Base money is the foundation on which the broader banking and payment system operates. It is directly created or extinguished by the central bank through its balance-sheet operations.

A simple expression

In stylized form:

$$ \text{Base money} = \text{Currency in circulation} + \text{Bank reserves} $$

This makes base money narrower than broad money, which includes many deposit-like claims created by the banking system.

Economic significance

Changes in base money affect liquidity conditions, short-term interest-rate implementation, and the interaction between the central bank and commercial banks.
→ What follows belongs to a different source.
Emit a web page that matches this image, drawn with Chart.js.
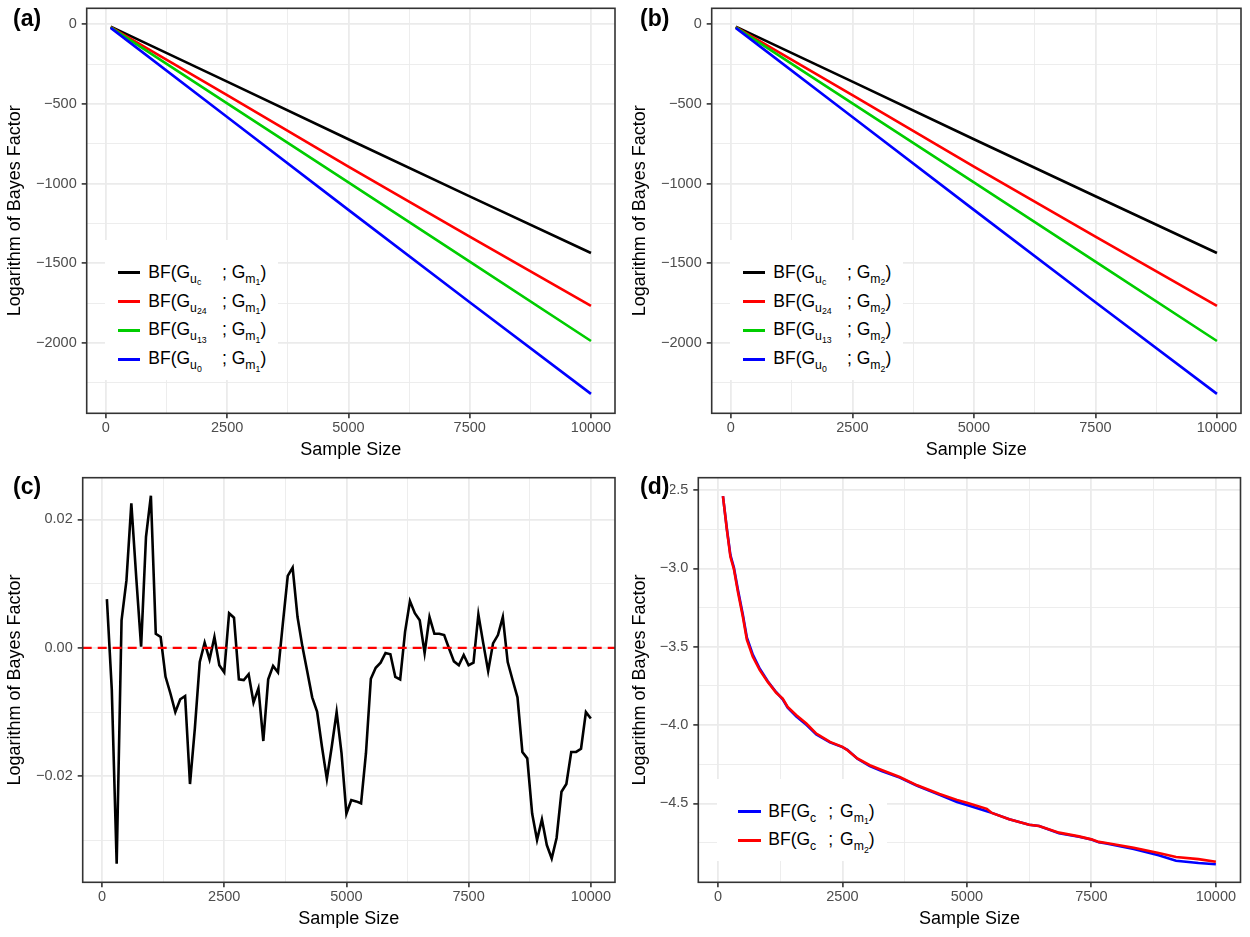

But increases in base money do not automatically translate one-for-one into broad money or inflation, because banks, households, and firms all respond endogenously.

Knowledge Check

### Base money mainly consists of: - [x] currency in circulation and bank reserves - [ ] only household savings accounts - [ ] all private credit - [ ] only tax receipts > **Explanation:** Base money is the most immediate central-bank money used by the payment system and banks. ### Why is base money narrower than broad money? - [x] Because broad money includes deposit-like claims created by banks - [ ] Because base money includes all private loans - [ ] Because broad money excludes currency - [ ] Because narrow money and broad money are identical > **Explanation:** Commercial bank money goes beyond the monetary base. ### A rise in base money does not automatically mean: - [x] inflation will rise one-for-one - [ ] central-bank liquidity has changed - [ ] reserves may increase - [ ] the monetary base has expanded > **Explanation:** The macroeconomic effect depends on how banks and the public respond, not just on the accounting increase itself.